▶ _SUPPLIED INFORMATION_:
★ ★ ★ ★ ★ ★ ★

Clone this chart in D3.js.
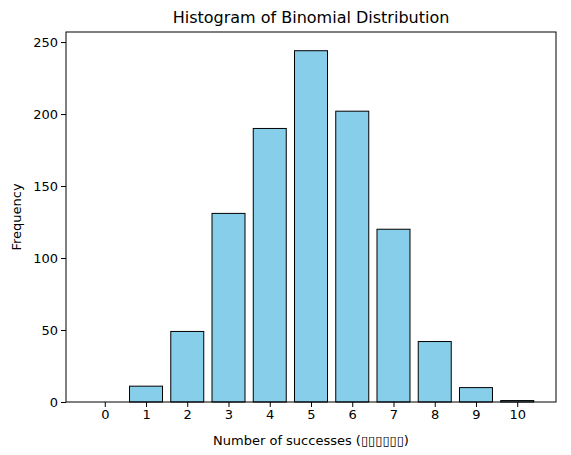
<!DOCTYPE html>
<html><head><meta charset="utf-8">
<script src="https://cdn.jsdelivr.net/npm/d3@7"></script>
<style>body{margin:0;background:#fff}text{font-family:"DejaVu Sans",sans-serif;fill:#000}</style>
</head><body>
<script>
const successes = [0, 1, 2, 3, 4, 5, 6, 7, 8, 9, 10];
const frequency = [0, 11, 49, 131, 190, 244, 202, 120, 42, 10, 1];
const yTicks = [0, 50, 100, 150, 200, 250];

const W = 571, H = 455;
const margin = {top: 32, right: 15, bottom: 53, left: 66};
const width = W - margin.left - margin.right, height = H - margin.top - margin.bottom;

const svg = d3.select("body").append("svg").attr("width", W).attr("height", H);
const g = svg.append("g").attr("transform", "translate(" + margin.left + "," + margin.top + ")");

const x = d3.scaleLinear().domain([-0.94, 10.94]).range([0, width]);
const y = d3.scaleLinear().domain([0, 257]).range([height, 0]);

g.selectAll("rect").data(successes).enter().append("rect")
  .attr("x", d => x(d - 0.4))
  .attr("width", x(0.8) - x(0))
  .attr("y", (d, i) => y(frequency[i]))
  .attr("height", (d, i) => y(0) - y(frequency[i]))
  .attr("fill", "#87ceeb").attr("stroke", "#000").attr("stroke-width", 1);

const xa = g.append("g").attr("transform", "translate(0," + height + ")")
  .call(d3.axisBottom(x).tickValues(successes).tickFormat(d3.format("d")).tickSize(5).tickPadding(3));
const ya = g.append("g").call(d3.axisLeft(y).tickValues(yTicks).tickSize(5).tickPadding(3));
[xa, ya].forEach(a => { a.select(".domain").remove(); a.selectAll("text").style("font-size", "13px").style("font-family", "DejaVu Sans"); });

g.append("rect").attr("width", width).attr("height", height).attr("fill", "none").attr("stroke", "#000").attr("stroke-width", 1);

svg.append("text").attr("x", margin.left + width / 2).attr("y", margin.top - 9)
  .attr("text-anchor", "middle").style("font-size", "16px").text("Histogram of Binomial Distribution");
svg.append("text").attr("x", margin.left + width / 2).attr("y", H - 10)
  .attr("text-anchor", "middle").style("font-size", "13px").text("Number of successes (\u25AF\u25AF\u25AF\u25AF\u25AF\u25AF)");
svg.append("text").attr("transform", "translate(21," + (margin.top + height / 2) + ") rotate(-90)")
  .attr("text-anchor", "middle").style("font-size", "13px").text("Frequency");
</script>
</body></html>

★ ★ ★ ★ ★ ★ ★

▶ _WHAT IS NEEDED_: Repeat only the lines between the start of the data and the line with "const y = d3.scaleLinear().domain([0, 257]).range([height, 0]);", including those two lines, and skip the pictures.

▶ _EXERCISE OUTPUT_:
Clone this chart in D3.js.
<!DOCTYPE html>
<html><head><meta charset="utf-8">
<script src="https://cdn.jsdelivr.net/npm/d3@7"></script>
<style>body{margin:0;background:#fff}text{font-family:"DejaVu Sans",sans-serif;fill:#000}</style>
</head><body>
<script>
const successes = [0, 1, 2, 3, 4, 5, 6, 7, 8, 9, 10];
const frequency = [0, 11, 49, 131, 190, 244, 202, 120, 42, 10, 1];
const yTicks = [0, 50, 100, 150, 200, 250];

const W = 571, H = 455;
const margin = {top: 32, right: 15, bottom: 53, left: 66};
const width = W - margin.left - margin.right, height = H - margin.top - margin.bottom;

const svg = d3.select("body").append("svg").attr("width", W).attr("height", H);
const g = svg.append("g").attr("transform", "translate(" + margin.left + "," + margin.top + ")");

const x = d3.scaleLinear().domain([-0.94, 10.94]).range([0, width]);
const y = d3.scaleLinear().domain([0, 257]).range([height, 0]);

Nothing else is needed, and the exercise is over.